Par exemple, malgré sa forte proportion d'employés d'origine étrangère, Canlyte n'a jamais reçu de demande qui soit liée à la religion, mais plusieurs requêtes pour des raisons de santé. Rappelons en effet que la notion d'accommodement raisonnable s'applique tout autant au sexe d'une personne, à son orientation sexuelle, à son âge et à ses capacités physiques qu'à sa race. Quel que soit le motif de la requête, l'entreprise ne la refuse jamais systématiquement. "Nous regardons toujours ce que nous pouvons faire", assure Kathy Strasser.

Les employés musulmans de Dunin ont droit à un congé payé à la fin du Ramadan. Est-ce injuste pour les autres ? Non. Ils puisent dans la banque de trois congés mobiles offerts à tout le personnel. "Au lieu de gérer des exceptions, nous accordons à tous des congés qu'ils peuvent prendre à leur guise", souligne Serge Dumoulin. Ainsi, Rami peut célébrer le Ramadan et Sonia peut s'occuper de son enfant enrhumé sans avoir à justifier leur demande auprès de leur employeur.
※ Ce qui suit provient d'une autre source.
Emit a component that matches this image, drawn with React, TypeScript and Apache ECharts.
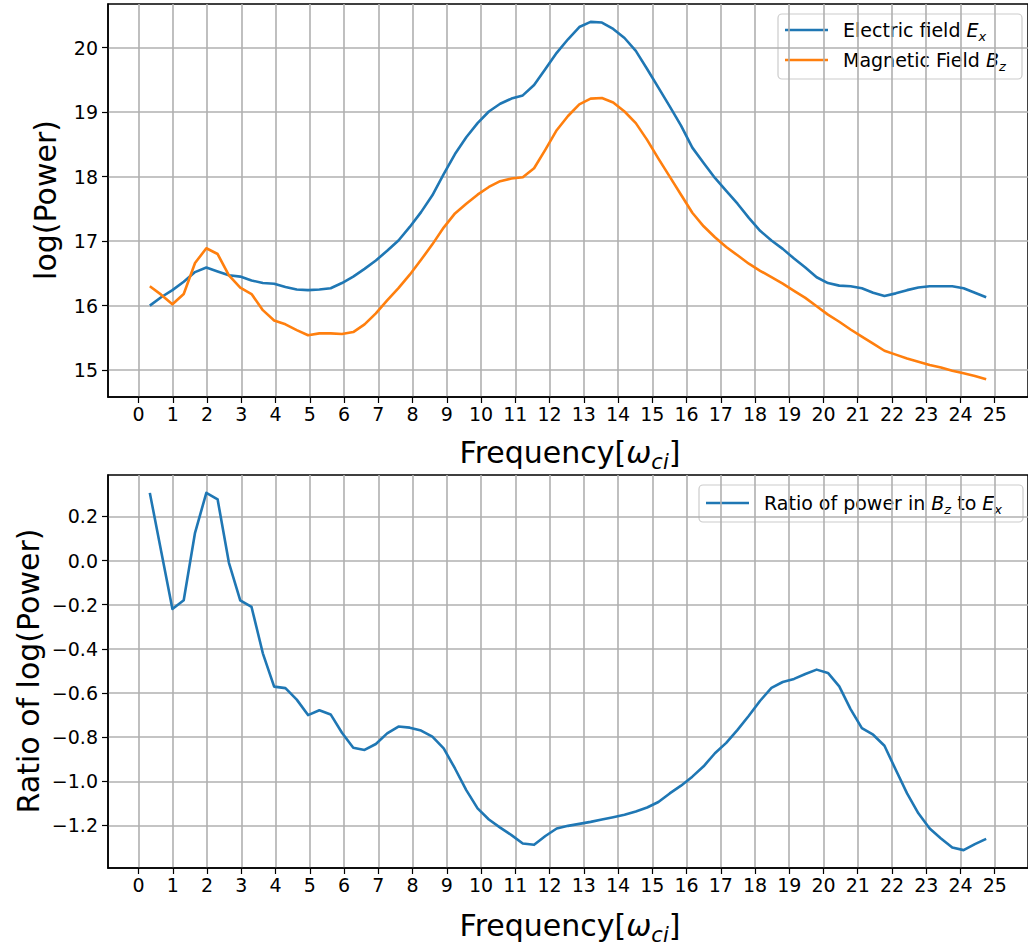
import React, { useEffect, useRef } from "react";
import * as echarts from "echarts";

const freq = [
  0.33, 0.66, 0.99, 1.32, 1.65, 1.98, 2.31, 2.64, 2.97, 3.3, 3.63, 3.96, 4.29, 4.62, 4.95,
  5.28, 5.61, 5.94, 6.27, 6.6, 6.93, 7.26, 7.59, 7.92, 8.25, 8.58, 8.91, 9.24, 9.57, 9.9,
  10.23, 10.56, 10.89, 11.22, 11.55, 11.88, 12.21, 12.54, 12.87, 13.2, 13.53, 13.86, 14.19, 14.52, 14.85,
  15.18, 15.51, 15.84, 16.17, 16.5, 16.83, 17.16, 17.49, 17.82, 18.15, 18.48, 18.81, 19.14, 19.47, 19.8,
  20.13, 20.46, 20.79, 21.12, 21.45, 21.78, 22.11, 22.44, 22.77, 23.1, 23.43, 23.76, 24.09, 24.42, 24.75,
];

const electricField = [
  16.0, 16.13, 16.24, 16.37, 16.52, 16.59, 16.53, 16.47, 16.45, 16.39, 16.35, 16.34, 16.29, 16.25, 16.24,
  16.25, 16.27, 16.35, 16.45, 16.57, 16.7, 16.85, 17.01, 17.22, 17.45, 17.71, 18.04, 18.35, 18.61, 18.83,
  19.01, 19.13, 19.21, 19.26, 19.42, 19.67, 19.92, 20.13, 20.32, 20.4, 20.39, 20.29, 20.15, 19.95, 19.67,
  19.38, 19.09, 18.79, 18.45, 18.21, 17.98, 17.78, 17.58, 17.36, 17.16, 17.01, 16.88, 16.73, 16.59, 16.44,
  16.35, 16.31, 16.3, 16.27, 16.2, 16.15, 16.19, 16.24, 16.28, 16.3, 16.3, 16.3, 16.27, 16.2, 16.13,
];

const magneticField = [
  16.3, 16.17, 16.02, 16.18, 16.66, 16.89, 16.8, 16.47, 16.28, 16.18, 15.93, 15.77, 15.71, 15.62, 15.54,
  15.57, 15.57, 15.56, 15.59, 15.71, 15.88, 16.08, 16.27, 16.48, 16.71, 16.95, 17.21, 17.43, 17.58, 17.72,
  17.84, 17.93, 17.97, 17.99, 18.13, 18.42, 18.72, 18.94, 19.12, 19.21, 19.22, 19.15, 19.01, 18.83, 18.57,
  18.28, 18.0, 17.72, 17.44, 17.23, 17.06, 16.91, 16.78, 16.65, 16.54, 16.44, 16.34, 16.23, 16.12, 15.99,
  15.86, 15.75, 15.63, 15.52, 15.41, 15.3, 15.24, 15.18, 15.13, 15.08, 15.04, 14.99, 14.95, 14.91, 14.86,
];

const powerRatio = [
  0.307, 0.044, -0.219, -0.18, 0.126, 0.307, 0.277, -0.01, -0.18, -0.21, -0.42, -0.571, -0.578, -0.63, -0.7,
  -0.678, -0.697, -0.78, -0.848, -0.858, -0.831, -0.783, -0.752, -0.757, -0.77, -0.798, -0.851, -0.942, -1.04, -1.123,
  -1.173, -1.21, -1.244, -1.282, -1.288, -1.248, -1.214, -1.202, -1.193, -1.184, -1.173, -1.163, -1.152, -1.137, -1.119,
  -1.094, -1.055, -1.02, -0.979, -0.932, -0.873, -0.826, -0.767, -0.703, -0.635, -0.577, -0.55, -0.536, -0.514, -0.494,
  -0.509, -0.57, -0.673, -0.759, -0.789, -0.839, -0.948, -1.055, -1.145, -1.214, -1.259, -1.3, -1.312, -1.285, -1.261,
];

const xTicks = [0, 1, 2, 3, 4, 5, 6, 7, 8, 9, 10, 11, 12, 13, 14, 15, 16, 17, 18, 19, 20, 21, 22, 23, 24, 25];
const topYTicks = [15, 16, 17, 18, 19, 20];
const bottomYTicks = [-1.2, -1.0, -0.8, -0.6, -0.4, -0.2, 0.0, 0.2];

const FONT = "'DejaVu Sans', sans-serif";
const BLUE = "#1f77b4";
const ORANGE = "#ff7f0e";

function xAxisCfg(gridIndex: number) {
  return {
    gridIndex,
    type: "value",
    min: -0.891,
    max: 25.971,
    axisLine: { show: true, onZero: false, lineStyle: { color: "#000", width: 1.5 } },
    axisTick: { show: true, customValues: xTicks, length: 6, lineStyle: { color: "#000", width: 1.2 } },
    axisLabel: {
      customValues: xTicks,
      fontSize: 19,
      fontFamily: FONT,
      color: "#000",
      margin: 7,
      formatter: (v: number) => String(Math.round(v)),
    },
    splitLine: { show: true, lineStyle: { color: "#b0b0b0", width: 1.6 } },
  };
}

function yAxisCfg(gridIndex: number, min: number, max: number, ticks: number[], digits: number) {
  return {
    gridIndex,
    type: "value",
    min,
    max,
    axisLine: { show: true, onZero: false, lineStyle: { color: "#000", width: 1.5 } },
    axisTick: { show: true, customValues: ticks, length: 6, lineStyle: { color: "#000", width: 1.2 } },
    axisLabel: {
      customValues: ticks,
      fontSize: 19,
      fontFamily: FONT,
      color: "#000",
      margin: 10,
      formatter: (v: number) => {
        const r = Math.round(v * 10) / 10;
        const s = (r === 0 ? 0 : r).toFixed(digits);
        return s.replace("-", "\u2212");
      },
    },
    splitLine: { show: true, lineStyle: { color: "#b0b0b0", width: 1.6 } },
  };
}

function legendRow(y: number, x0: number, color: string, richText: string) {
  return [
    {
      type: "line",
      shape: { x1: x0, y1: y, x2: x0 + 43, y2: y },
      style: { stroke: color, lineWidth: 2.6 },
    },
    {
      type: "text",
      x: x0 + 58,
      y,
      style: {
        text: richText,
        verticalAlign: "middle",
        align: "left",
        fill: "#000",
        rich: {
          n: { fontSize: 19, fontFamily: FONT, color: "#000", lineHeight: 30, verticalAlign: "middle" },
          i: { fontSize: 19, fontFamily: FONT, fontStyle: "italic", color: "#000", lineHeight: 30, verticalAlign: "middle" },
          s: {
            fontSize: 13,
            fontFamily: FONT,
            fontStyle: "italic",
            color: "#000",
            verticalAlign: "middle",
            padding: [12, 0, 0, 0],
          },
        },
      },
    },
  ];
}

function freqTitle(y: number) {
  return {
    type: "text",
    x: 570,
    y,
    style: {
      text: "{n|Frequency[}{i|\u03c9}{s|ci}{n|]}",
      align: "center",
      verticalAlign: "middle",
      fill: "#000",
      rich: {
        n: { fontSize: 30, fontFamily: FONT, color: "#000", lineHeight: 50, verticalAlign: "middle" },
        i: { fontSize: 30, fontFamily: FONT, fontStyle: "italic", color: "#000", lineHeight: 50, verticalAlign: "middle" },
        s: {
          fontSize: 21,
          fontFamily: FONT,
          fontStyle: "italic",
          color: "#000",
          verticalAlign: "middle",
          padding: [19, 0, 0, 0],
        },
      },
    },
  };
}

export default function App() {
  const ref = useRef<HTMLDivElement>(null);

  useEffect(() => {
    if (!ref.current) return;
    const chart = echarts.init(ref.current, null, { renderer: "svg" });

    const exData = freq.map((f, i) => [f, electricField[i]]);
    const bzData = freq.map((f, i) => [f, magneticField[i]]);
    const ratioData = freq.map((f, i) => [f, powerRatio[i]]);

    const lineSeries = (data: number[][], color: string, xi: number, yi: number, name: string) => ({
      type: "line",
      name,
      xAxisIndex: xi,
      yAxisIndex: yi,
      data,
      showSymbol: false,
      symbol: "none",
      lineStyle: { color, width: 2.6, join: "round", cap: "butt" },
      itemStyle: { color },
      z: 5,
    });

    chart.setOption({
      animation: false,
      backgroundColor: "#fff",
      grid: [
        { left: 108, top: 4, width: 928, height: 393, show: true, borderColor: "#000", borderWidth: 1.5, backgroundColor: "transparent" },
        { left: 108, top: 475, width: 928, height: 393, show: true, borderColor: "#000", borderWidth: 1.5, backgroundColor: "transparent" },
      ],
      xAxis: [xAxisCfg(0), xAxisCfg(1)],
      yAxis: [
        yAxisCfg(0, 14.583, 20.677, topYTicks, 0),
        yAxisCfg(1, -1.393, 0.388, bottomYTicks, 1),
      ],
      series: [
        lineSeries(exData, BLUE, 0, 0, "Electric field Ex"),
        lineSeries(bzData, ORANGE, 0, 0, "Magnetic Field Bz"),
        lineSeries(ratioData, BLUE, 1, 1, "Ratio of power in Bz to Ex"),
      ],
      graphic: [
        {
          type: "text",
          x: 45,
          y: 200,
          rotation: Math.PI / 2,
          style: { text: "log(Power)", fontSize: 30, fontFamily: FONT, fill: "#000", align: "center", verticalAlign: "middle" },
        },
        {
          type: "text",
          x: 28,
          y: 671,
          rotation: Math.PI / 2,
          style: { text: "Ratio of log(Power)", fontSize: 30, fontFamily: FONT, fill: "#000", align: "center", verticalAlign: "middle" },
        },
        freqTitle(452),
        freqTitle(925),
        {
          type: "group",
          z: 100,
          children: [
            {
              type: "rect",
              shape: { x: 778, y: 14, width: 244, height: 65, r: 4 },
              style: { fill: "rgba(255,255,255,0.85)", stroke: "#cccccc", lineWidth: 1.2 },
            },
            ...legendRow(30, 785, BLUE, "{n|Electric field }{i|E}{s|x}"),
            ...legendRow(60, 785, ORANGE, "{n|Magnetic Field }{i|B}{s|z}"),
          ],
        },
        {
          type: "group",
          z: 100,
          children: [
            {
              type: "rect",
              shape: { x: 699, y: 485, width: 324, height: 37, r: 4 },
              style: { fill: "rgba(255,255,255,0.85)", stroke: "#cccccc", lineWidth: 1.2 },
            },
            ...legendRow(503, 706, BLUE, "{n|Ratio of power in }{i|B}{s|z}{n| to }{i|E}{s|x}"),
          ],
        },
      ],
    });

    return () => {
      chart.dispose();
    };
  }, []);

  return (
    <div
      ref={ref}
      style={{ position: "absolute", left: 0, top: 0, width: 1028, height: 945, background: "#fff" }}
    />
  );
}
Chez Dunin toujours, certains employés prient sur leur lieu de travail pendant l'heure du repas. Et cela ne provoque pas de tollé. "Pourquoi permettre à des employés de fumer et interdire à d'autres de prier ? demande Serge Dumoulin. Chacun est libre de faire ce qu'il veut pendant les pauses."

Mais attention : quand on accorde ce genre de privilèges, il importe d'en préciser les conditions. Par exemple, avant de laisser certains employés prier dans la salle de conférences, on s'assure que personne n'en a besoin pour le travail. Et on veille à ce que les employés comprennent les limites de ces privilèges et qu'ils donnent leur accord.

Chose certaine, les entreprises qui ont l'habitude d'être souples face aux besoins de leurs employés tirent mieux leur épingle du jeu en matière de gestion de la diversité. "Si vous refusez toujours, vous provoquerez la grogne et un sentiment d'injustice le jour où vous accepterez une demande de nature religieuse, dit Robert Vyncke. Au contraire, si vous faites généralement preuve d'ouverture, cela ne sera pas perçu comme un traitement de faveur."